In the pieces of self-taught Michigan Artist Tim Gunnett, we find a dichotomy.
In his current work, gathering driftwood and grass made smooth by the wind and tangled by the waves along the shore of Lake Michigan, Tim assembles sculptures that are simple and peaceful. Much like the landscape wherein the objects were found, each sculpture is an exploration of both erosion and permanence.
For those lucky enough to live in the Great Lakes State, it’s easy to empathize with these sculptures. Many have fond memories of the beach, the breaking waves, and wind above the water. Somehow these impressions become permanent despite the fact that the shores are worn and carved anew each year.
In contrast to his nature-inspired work, Tim breaks up the daily monotony at his warehouse job by slicing apart boxes and reassembling the pieces into collages that at times look like gibberish. He purposely avoids thinking about what he is doing, fewer constraints, and randomly places pieces. The only intent is a wabi-sabi aesthetic.

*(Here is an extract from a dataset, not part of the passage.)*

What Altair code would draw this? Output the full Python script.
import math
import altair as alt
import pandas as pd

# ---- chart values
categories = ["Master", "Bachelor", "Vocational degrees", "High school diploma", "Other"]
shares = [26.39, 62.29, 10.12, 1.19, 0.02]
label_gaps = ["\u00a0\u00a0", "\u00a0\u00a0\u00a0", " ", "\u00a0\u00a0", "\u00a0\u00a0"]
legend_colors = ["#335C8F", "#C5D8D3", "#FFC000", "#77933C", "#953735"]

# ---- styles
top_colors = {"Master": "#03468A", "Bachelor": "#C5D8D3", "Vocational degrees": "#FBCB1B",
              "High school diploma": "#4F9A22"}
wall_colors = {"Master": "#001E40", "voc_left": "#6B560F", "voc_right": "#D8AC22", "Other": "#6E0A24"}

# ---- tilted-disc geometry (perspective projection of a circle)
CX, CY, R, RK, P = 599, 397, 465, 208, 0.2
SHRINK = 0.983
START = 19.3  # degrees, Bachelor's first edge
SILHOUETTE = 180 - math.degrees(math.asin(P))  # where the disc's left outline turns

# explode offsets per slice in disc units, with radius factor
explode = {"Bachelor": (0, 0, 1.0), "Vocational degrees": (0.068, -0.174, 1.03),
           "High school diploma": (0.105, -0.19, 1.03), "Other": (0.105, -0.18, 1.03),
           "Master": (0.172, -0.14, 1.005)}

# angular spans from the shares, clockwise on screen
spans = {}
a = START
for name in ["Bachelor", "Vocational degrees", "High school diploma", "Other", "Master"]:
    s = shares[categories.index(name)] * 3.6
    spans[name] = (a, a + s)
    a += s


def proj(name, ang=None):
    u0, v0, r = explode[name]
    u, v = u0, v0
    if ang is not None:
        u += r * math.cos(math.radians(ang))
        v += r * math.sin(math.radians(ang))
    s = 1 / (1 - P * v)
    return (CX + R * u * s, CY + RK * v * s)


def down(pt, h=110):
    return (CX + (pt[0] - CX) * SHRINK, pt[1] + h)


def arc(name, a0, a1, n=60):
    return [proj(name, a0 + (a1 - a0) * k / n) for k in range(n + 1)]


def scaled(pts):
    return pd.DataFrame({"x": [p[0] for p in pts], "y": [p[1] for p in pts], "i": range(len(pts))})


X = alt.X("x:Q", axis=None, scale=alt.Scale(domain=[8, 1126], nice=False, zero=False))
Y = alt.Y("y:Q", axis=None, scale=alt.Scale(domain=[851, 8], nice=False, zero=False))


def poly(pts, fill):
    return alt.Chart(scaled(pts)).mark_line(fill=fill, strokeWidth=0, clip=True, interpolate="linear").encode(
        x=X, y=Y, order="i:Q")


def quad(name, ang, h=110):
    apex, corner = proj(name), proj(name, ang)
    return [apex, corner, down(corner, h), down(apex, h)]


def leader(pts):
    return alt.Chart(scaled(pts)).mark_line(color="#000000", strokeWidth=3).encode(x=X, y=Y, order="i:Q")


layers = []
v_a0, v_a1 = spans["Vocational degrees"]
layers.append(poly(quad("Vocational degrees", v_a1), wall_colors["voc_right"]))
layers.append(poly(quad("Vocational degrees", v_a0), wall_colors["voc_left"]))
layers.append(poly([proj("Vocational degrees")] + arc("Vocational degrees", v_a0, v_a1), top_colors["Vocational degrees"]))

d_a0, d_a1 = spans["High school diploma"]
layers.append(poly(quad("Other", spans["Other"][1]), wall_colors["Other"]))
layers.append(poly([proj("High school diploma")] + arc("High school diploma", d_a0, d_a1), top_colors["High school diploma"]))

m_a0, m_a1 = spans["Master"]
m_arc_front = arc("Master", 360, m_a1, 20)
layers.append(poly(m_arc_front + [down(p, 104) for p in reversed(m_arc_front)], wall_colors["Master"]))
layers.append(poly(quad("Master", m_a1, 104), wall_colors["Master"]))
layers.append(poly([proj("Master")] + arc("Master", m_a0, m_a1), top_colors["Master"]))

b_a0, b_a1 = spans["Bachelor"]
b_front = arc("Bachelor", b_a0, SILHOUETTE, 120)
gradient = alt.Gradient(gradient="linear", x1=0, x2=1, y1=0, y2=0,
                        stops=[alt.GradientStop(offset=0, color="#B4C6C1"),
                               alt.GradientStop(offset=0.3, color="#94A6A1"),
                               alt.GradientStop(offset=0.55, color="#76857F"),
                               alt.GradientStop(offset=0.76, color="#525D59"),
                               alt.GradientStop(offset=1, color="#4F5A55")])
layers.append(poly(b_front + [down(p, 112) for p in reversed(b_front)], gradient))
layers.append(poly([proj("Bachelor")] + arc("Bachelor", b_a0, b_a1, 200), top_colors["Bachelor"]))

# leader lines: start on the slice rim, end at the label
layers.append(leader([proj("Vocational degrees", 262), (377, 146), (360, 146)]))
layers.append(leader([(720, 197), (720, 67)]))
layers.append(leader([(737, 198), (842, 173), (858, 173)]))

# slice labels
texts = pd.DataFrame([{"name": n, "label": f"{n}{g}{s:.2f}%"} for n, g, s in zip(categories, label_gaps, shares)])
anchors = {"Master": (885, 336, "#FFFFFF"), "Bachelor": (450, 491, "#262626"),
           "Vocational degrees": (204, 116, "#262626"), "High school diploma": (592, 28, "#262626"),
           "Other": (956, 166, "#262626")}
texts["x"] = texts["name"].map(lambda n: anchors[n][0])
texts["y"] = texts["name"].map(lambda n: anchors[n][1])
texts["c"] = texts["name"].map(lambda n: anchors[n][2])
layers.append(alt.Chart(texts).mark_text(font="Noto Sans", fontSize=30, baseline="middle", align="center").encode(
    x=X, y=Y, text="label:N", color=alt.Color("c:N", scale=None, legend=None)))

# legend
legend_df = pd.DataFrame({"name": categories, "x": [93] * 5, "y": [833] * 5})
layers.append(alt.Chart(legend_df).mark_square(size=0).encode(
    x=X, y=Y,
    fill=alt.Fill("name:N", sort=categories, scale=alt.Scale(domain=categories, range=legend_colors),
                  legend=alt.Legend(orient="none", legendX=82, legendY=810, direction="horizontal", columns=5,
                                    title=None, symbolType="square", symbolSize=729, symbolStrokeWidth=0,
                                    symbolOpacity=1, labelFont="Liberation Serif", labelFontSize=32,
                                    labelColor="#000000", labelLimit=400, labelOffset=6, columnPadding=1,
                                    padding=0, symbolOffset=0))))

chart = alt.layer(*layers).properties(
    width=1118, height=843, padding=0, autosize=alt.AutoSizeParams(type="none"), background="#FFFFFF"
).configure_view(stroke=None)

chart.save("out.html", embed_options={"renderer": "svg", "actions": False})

Since childhood, Tim has drawn, painted, and sculpted. In his early thirties, he had his first show at Sanctuary Folk Art in Grand Rapids, Michigan and his artwork has been exhibited in numerous West Michigan galleries and shows since then. In 2001, he and three other artists painted the Richard Haas mural in downtown Grand Rapids, marking the beginning of a resurgent corridor of the city. Tim enjoys spending time with his wife and two adult sons. He also is a year round avid commuting cyclist.